• **Collected material**:

◆ ◆ ◆ ◆ ◆ ◆ ◆

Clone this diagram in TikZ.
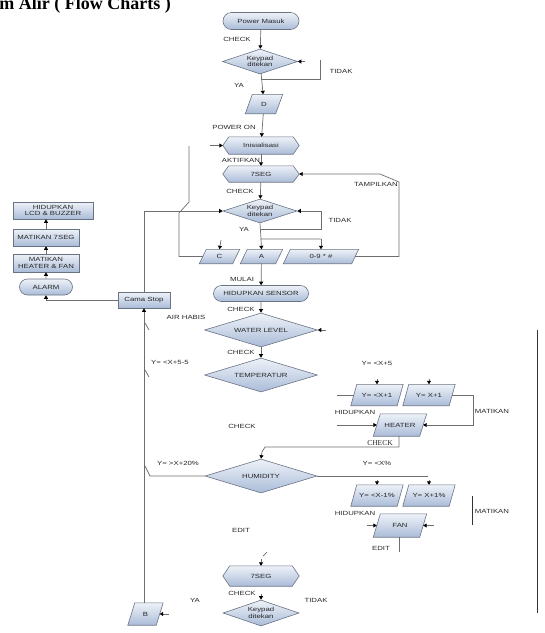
\documentclass[tikz,border=0pt]{standalone}
\usepackage{fontspec}
\setmainfont{Liberation Serif}
\newfontfamily\lbl[FakeStretch=1.3]{Liberation Sans}
\usetikzlibrary{shapes.geometric,shapes.misc,arrows.meta}
\definecolor{bordc}{HTML}{6A7384}
\definecolor{linec}{HTML}{6E6E6E}
\definecolor{fillA}{HTML}{EEF2F8}
\definecolor{fillB}{HTML}{AABCD8}
\pgfdeclarelayer{bg}
\pgfsetlayers{bg,main}
\tikzset{
 txt/.style={font=\lbl\fontsize{6}{6.6}\selectfont, text=black!85, align=center, inner sep=0pt},
 shapefill/.style={draw=bordc, line width=0.6pt, top color=fillA, bottom color=fillB},
 termbox/.style={txt, shapefill, rounded rectangle},
 boxrect/.style={txt, shapefill, rectangle},
 dec/.style={txt, shapefill, diamond},
 plain/.style={txt, rectangle},
 tag/.style={txt},
 ln/.style={draw=linec, line width=0.7pt},
 arr/.style={ln, -{Triangle[length=3.5pt,width=4pt,color=black]}},
}
\begin{document}
\begin{tikzpicture}[x=1pt,y=-1pt]
\useasboundingbox (0,0) rectangle (545,633);

% title
\node[anchor=base east, inner sep=0pt, font=\bfseries\fontsize{18}{20}\selectfont] (title) at (171,9) {Diagram Alir ( Flow Charts )};

% main column
\node[termbox, minimum width=76pt, minimum height=17pt] (pm) at (261,21) {Power Masuk};
\node[dec, aspect=3, minimum width=75pt, minimum height=25pt] (k1) at (260,61.5) {Keypad\\ditekan};
\node[plain, minimum width=37pt, minimum height=19pt] (d1) at (264,104) {D};
\node[plain, minimum width=76pt, minimum height=17pt] (init) at (261,145.5) {Inisialisasi};
\node[plain, minimum width=76pt, minimum height=16pt] (seg1) at (261,174) {7SEG};
\node[dec, aspect=3.08, minimum width=74pt, minimum height=24pt] (k2) at (260,211) {Keypad\\ditekan};
\node[plain, minimum width=40pt, minimum height=14pt] (pc) at (219.5,256.5) {C};
\node[plain, minimum width=42pt, minimum height=14pt] (pa) at (261.5,256.5) {A};
\node[plain, minimum width=75pt, minimum height=14pt] (p09) at (321,256.5) {0-9 * \#};
\node[termbox, minimum width=95pt, minimum height=16pt] (sensor) at (261,293.5) {HIDUPKAN SENSOR};
\node[dec, aspect=3.32, minimum width=113pt, minimum height=34pt] (water) at (261,330) {WATER LEVEL};
\node[dec, aspect=3.32, minimum width=113pt, minimum height=34pt] (temp) at (261,375) {TEMPERATUR};
\node[plain, minimum width=52pt, minimum height=21pt] (py1) at (377,395) {Y= <X+1};
\node[plain, minimum width=52pt, minimum height=21pt] (py2) at (429,395) {Y= X+1};
\node[plain, minimum width=53pt, minimum height=22pt] (heater) at (400,425) {HEATER};
\node[dec, aspect=3.3, minimum width=112pt, minimum height=34pt] (hum) at (261,476) {HUMIDITY};
\node[plain, minimum width=52pt, minimum height=21pt] (ph1) at (377,495.5) {Y= <X-1\%};
\node[plain, minimum width=52pt, minimum height=21pt] (ph2) at (429,495.5) {Y= X+1\%};
\node[plain, minimum width=53pt, minimum height=23pt] (fan) at (400,525.5) {FAN};
\node[plain, minimum width=76pt, minimum height=20pt] (seg2) at (261,576) {7SEG};
\node[dec, aspect=2.92, minimum width=76pt, minimum height=26pt] (k3) at (261,613) {Keypad\\ditekan};
\node[plain, minimum width=35pt, minimum height=22pt] (pb) at (145.5,614) {B};

% left column
\node[boxrect, minimum width=80pt, minimum height=17pt] (lcd) at (53,210.5) {HIDUPKAN\\LCD \& BUZZER};
\node[boxrect, minimum width=66pt, minimum height=17pt] (tek) at (46,237.5) {MATIKAN 7SEG};
\node[boxrect, minimum width=66pt, minimum height=18pt] (mat) at (46,263) {MATIKAN\\HEATER \& FAN};
\node[termbox, minimum width=53pt, minimum height=16pt] (alarm) at (46,287) {ALARM};
\node[boxrect, minimum width=52pt, minimum height=16pt] (cama) at (144,300) {Cama Stop};

% background shapes (preparation hexagons, parallelograms)
\begin{pgfonlayer}{bg}
\foreach \n/\s in {init/6,seg1/6,seg2/7}
  \draw[shapefill] (\n.west) -- ([xshift=\s pt]\n.north west) -- ([xshift=-\s pt]\n.north east) -- (\n.east) -- ([xshift=-\s pt]\n.south east) -- ([xshift=\s pt]\n.south west) -- cycle;
\foreach \n/\s in {d1/7,pc/7,pa/7,p09/7,py1/6,py2/6,heater/7,ph1/6,ph2/6,fan/7,pb/7}
  \draw[shapefill] ([xshift=\s pt]\n.north west) -- (\n.north east) -- ([xshift=-\s pt]\n.south east) -- (\n.south west) -- cycle;
\end{pgfonlayer}

% labels
\node[tag] (lck1) at (237,39) {CHECK};
\node[tag] (lti1) at (341,71) {TIDAK};
\node[tag] (lya1) at (239,85) {YA};
\node[tag] (lpon) at (234,127) {POWER ON};
\node[tag] (lakt) at (241,160) {AKTIFKAN};
\node[tag] (lck2) at (240,191) {CHECK};
\node[tag] (ltam) at (376,184) {TAMPILKAN};
\node[tag] (lti2) at (340,220) {TIDAK};
\node[tag] (lya2) at (244,229) {YA};
\node[tag] (lmul) at (242,279) {MULAI};
\node[tag] (lck3) at (241,309) {CHECK};
\node[tag] (lair) at (186,317) {AIR HABIS};
\node[tag] (ly55) at (170,362) {Y= <X+5-5};
\node[tag] (lck4) at (241,352) {CHECK};
\node[tag] (ly5) at (377,363) {Y= <X+5};
\node[tag] (lhi1) at (355,412) {HIDUPKAN};
\node[tag] (lma1) at (492,411) {MATIKAN};
\node[tag, font=\fontsize{7.5}{8}\selectfont] (lck5) at (380,443) {CHECK};
\node[tag] (lck6) at (242,426) {CHECK};
\node[tag] (ly20) at (178,463) {Y= >X+20\%};
\node[tag] (lyx) at (377,463) {Y= <X\%};
\node[tag] (lhi2) at (355,513) {HIDUPKAN};
\node[tag] (lma2) at (492,511) {MATIKAN};
\node[tag] (led1) at (381,548) {EDIT};
\node[tag] (led2) at (241,530) {EDIT};
\node[tag] (lck7) at (242,593) {CHECK};
\node[tag] (lya3) at (195,600) {YA};
\node[tag] (lti3) at (316,600) {TIDAK};

% coordinates
\coordinate (t1a) at (261,79);
\coordinate (t1b) at (320,79);
\coordinate (t1c) at (320,60);
\coordinate (t1d) at (305,61.5);
\coordinate (ib) at (210,145.5);
\coordinate (t2a) at (261,229);
\coordinate (t2b) at (321,229);
\coordinate (t2c) at (321,211);
\coordinate (ya2a) at (261,239);
\coordinate (ya2b) at (321,239);
\coordinate (ya2c) at (221,240);
\coordinate (ca) at (179,256.5);
\coordinate (cb) at (179,213);
\coordinate (cc) at (189,202);
\coordinate (cd) at (189,146);
\coordinate (sa) at (399,256.5);
\coordinate (sb) at (399,182);
\coordinate (sc) at (380,174);

% connectors
\draw[arr] (pm) -- (k1);
\draw[arr] (k1) -- (d1);
\draw[ln] (t1a) -- (t1b) -- (t1c);
\draw[arr] (t1d) -- (k1.east);
\draw[arr] (d1) -- (init);
\draw[arr] (ib) -- (init.west);
\draw[arr] (init) -- (seg1);
\draw[arr] (seg1) -- (k2);
\draw[arr] (t2a) -- (t2b) -- (t2c) -- (k2.east);
\draw[ln] (k2.south) -- (ya2a) -- (ya2b);
\draw[arr] (ya2b) -- (p09.north);
\draw[arr] (ya2a) -- (pa.north);
\draw[arr] (ya2c) -- (pc.north);
\draw[ln] ([xshift=3.5pt]pc.west) -- (ca) -- (cb) -- (cc) -- (cd);
\draw[arr] ([xshift=-3.5pt]p09.east) -- (sa) -- (sb) -- (sc) -- (seg1.east);
\draw[arr] (cama.north) |- (k2.west);
\draw[arr] (cama.west) -| (alarm.south);
\draw[arr] (alarm) -- (mat);
\draw[arr] (mat) -- (tek);
\draw[arr] (tek.north) -- (tek.north |- lcd.south);
\draw[arr] (pa) -- (sensor);
\draw[arr] (sensor) -- (water);
\draw[arr] (water) -- (temp);
\coordinate (we) at (326,330);
\draw[arr] (we) -- (water.east);
\draw[ln] (145,323) -- (149,330);
\draw[ln] (145,370) -- (149,377);
\coordinate (y1s) at (377,379);
\coordinate (y2s) at (429,379);
\draw[arr] (y1s) -- (py1.north);
\draw[arr] (y2s) -- (py2.north);
\coordinate (py1l) at (337,395);
\draw[ln] (py1l) -- ([xshift=3pt]py1.west);
\coordinate (ma) at (473,395);
\coordinate (mb) at (473,425);
\draw[arr] ([xshift=-3pt]py2.east) -- (ma) -- (mb) -- ([xshift=-3.5pt]heater.east);
\coordinate (hl) at (337,425);
\draw[arr] (hl) -- ([xshift=3.5pt]heater.west);
\coordinate (ha) at (399,447);
\coordinate (hb) at (265,447);
\coordinate (hc) at (262,452);
\draw[arr] (heater.south -| ha) -- (ha) -- (hb) -- (hc) -- (hum.north);
\coordinate (hua) at (150,476);
\coordinate (hub) at (145,466);
\draw[ln] (hum.west) -- (hua) -- (hub);
\coordinate (huc) at (428,476);
\draw[ln] (hum.east) -- (huc);
\coordinate (f1s) at (377,480);
\coordinate (f2s) at (429,480);
\draw[arr] (f1s) -- (ph1.north);
\draw[arr] (f2s) -- (ph2.north);
\draw[draw=black!80, line width=0.7pt] (472,496) -- (472,525);
\coordinate (fl) at (367,525.5);
\coordinate (fr) at (434,525.5);
\draw[arr] (fl) -- ([xshift=3.5pt]fan.west);
\draw[arr] (fr) -- ([xshift=-3.5pt]fan.east);
\coordinate (fe) at (399,552);
\draw[ln] (fan.south -| fe) -- (fe);
\draw[ln] (263,556) -- (267,552);
\coordinate (s2s) at (261,559);
\draw[arr] (s2s) -- (seg2.north);
\coordinate (k3s) at (261,594);
\draw[arr] (k3s) -- (k3.north);
\draw[draw=black!80, line width=0.7pt] (537,330) -- (537,613);
\draw[arr] (pb.north -| cama.south) -- (cama.south);
\coordinate (pbs) at (169,614);
\draw[arr] (pbs) -- ([xshift=-3.5pt]pb.east);
\end{tikzpicture}
\end{document}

◆ ◆ ◆ ◆ ◆ ◆ ◆

• **Exercise task**: Go from the first line of the listing to the line holding "(title) at (171,9)" and, please, transcribe those lines exactly, both included, with no pictures.

• **Full output**:
Clone this diagram in TikZ.
\documentclass[tikz,border=0pt]{standalone}
\usepackage{fontspec}
\setmainfont{Liberation Serif}
\newfontfamily\lbl[FakeStretch=1.3]{Liberation Sans}
\usetikzlibrary{shapes.geometric,shapes.misc,arrows.meta}
\definecolor{bordc}{HTML}{6A7384}
\definecolor{linec}{HTML}{6E6E6E}
\definecolor{fillA}{HTML}{EEF2F8}
\definecolor{fillB}{HTML}{AABCD8}
\pgfdeclarelayer{bg}
\pgfsetlayers{bg,main}
\tikzset{
 txt/.style={font=\lbl\fontsize{6}{6.6}\selectfont, text=black!85, align=center, inner sep=0pt},
 shapefill/.style={draw=bordc, line width=0.6pt, top color=fillA, bottom color=fillB},
 termbox/.style={txt, shapefill, rounded rectangle},
 boxrect/.style={txt, shapefill, rectangle},
 dec/.style={txt, shapefill, diamond},
 plain/.style={txt, rectangle},
 tag/.style={txt},
 ln/.style={draw=linec, line width=0.7pt},
 arr/.style={ln, -{Triangle[length=3.5pt,width=4pt,color=black]}},
}
\begin{document}
\begin{tikzpicture}[x=1pt,y=-1pt]
\useasboundingbox (0,0) rectangle (545,633);

% title
\node[anchor=base east, inner sep=0pt, font=\bfseries\fontsize{18}{20}\selectfont] (title) at (171,9) {Diagram Alir ( Flow Charts )};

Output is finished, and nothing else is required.